Isso torna o produto um pouco mais barato, mas nem sempre fica claro que se trata de um similar.

Ossos no lugar da carne:

Com o avanço da pobreza no País, se tornou cada vez mais comum a comercialização de ossos para sopa ou de pedaços como nervos e pele. Essa venda se direciona à população que não tem como consumir carne por conta da elevação de preços.

Auxílios

Apesar das considerações que mostram um futuro incerto quando se trata da economia e consequentemente do consumo dos brasileiros, Alex Araújo lembra que a aprovação da Proposta de Emenda à Constituição (PEC) conhecida como PEC dos Auxílios ou PEC "Kamikaze", traz um certo alívio quando se trata de um olhar a curto prazo.
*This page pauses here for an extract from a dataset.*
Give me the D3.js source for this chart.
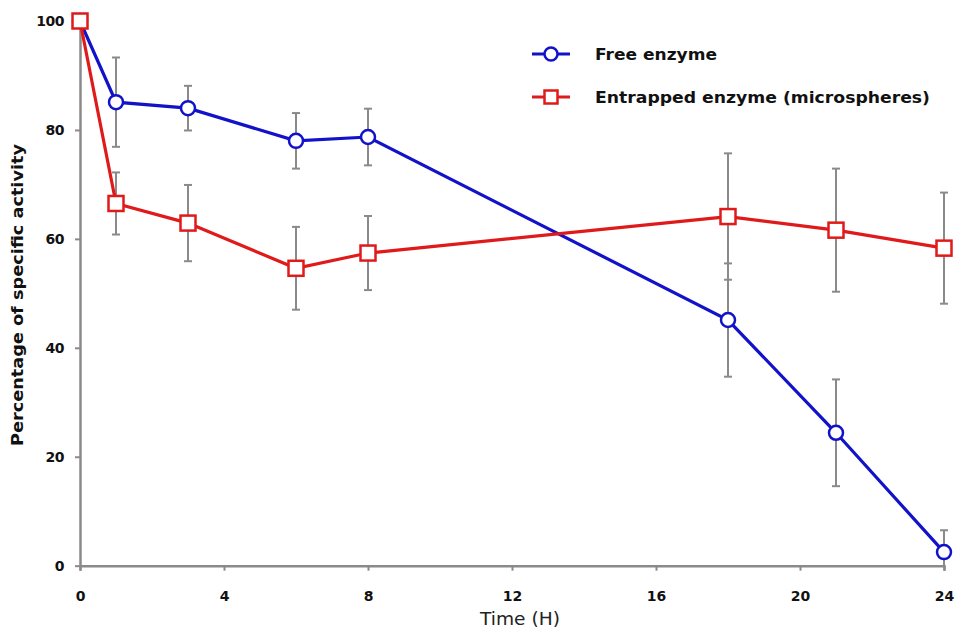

“A Câmara dos Deputados aprovou a PEC que amplia auxílios, atendendo as famílias mais pobres, onde esses fenômenos têm sido mais observados. Então é possível que isso gere um impacto positivo”, pondera Alex Araújo.

Uma mudança estrutural dessa situação, porém, só deve ocorrer com uma inflação mais controlada.

“Uma parcela significativa da renda das famílias vem do trabalho, porque elas não têm patrimônio e a rede de assistência ainda é baixa. Há uma série de fatores que dificultam um cenário mais claro”, diz o economista.

O professor de Economia Aplicada da Universidade Federal do Ceará (UFC), Almir Bittencourt, também visualiza que a ampliação de benefícios sociais deve proporcionar um alívio a curto prazo. Ele relaciona as expectativas positivas com a previsão de 2% para o Produto Interno Bruto (PIB) brasileiro em 2022.

Choque de oferta

Porém ele corrobora que o contexto internacional gera incerteza para a economia brasileira em médio e longo prazos. "Houve uma retração na oferta global. Empresas fecharam as portas, levando ao desemprego. A produção mundial reduziu e houve o que chamamos de choque de oferta", explica Bittencourt.

"Agora, temos uma retomada da demanda que foi reprimida durante a pandemia. Quando isso ocorre, a tendência é de elevação de preços. Isso está ocorrendo no mundo inteiro. Temos os EUA com a inflação mais elevada em 40 anos, Alemanha com a maior inflação em 25 anos, Itália, França em situação parecida", detalha o professor.

Bittencourt pontua que a guerra na Ucrânia agrava ainda mais esse quadro de instabilidade na economia mundial.

"A convergência de todos esses fatores produz um problema mundial e o Brasil não está fora disso", diz. "Uma certa retomada do emprego (no Brasil) produz uma expectativa de melhora a curto prazo, mas em médio e longo prazos não é possível afirmar nada. Esperamos que se resolva essa questão da Rússia e da Ucrânia", arremata.

Varejo e a indústria

Para o mentor, consultor, professor e coordenador da Fundação Getulio Vargas (FGV), Fernando Marchesini, uma vez que a indústria aplica a reduflação, é difícil recuar.

“O que eu vejo é que a concorrência está aberta e é o que vemos em relação aos similares. Aqueles que oferecem alguma vantagem para o consumidor se transformam em produtos de preferência. Antes, o consumidor olhava para a marca. Hoje, ele olha o preço”, acredita Marchesini.

Ele lembra a recente redução do ICMS para alguns produtos e pontua que “se a política de redução de impostos continuar, a reduflação tende a diminuir”.

“Os experimentos que as empresas fazem têm idas e voltas. Se esse experimento trouxe algum benefício em termos de preço para o consumidor, ele tende a permanecer por mais tempo. Quando ele é apresentado e o consumidor tem uma percepção negativa, ele tende a sair do mercado rapidamente”.

Ele arremata que a permanência ou não de similares no mercado vai depender das vantagens que isso trouxer para o bolso.

“Se o consumidor sabe que é um similar, mas consome porque no bolso isso vai trazer os benefícios, ele não percebe isso como um marketing negativo”, explica o professor da FGV.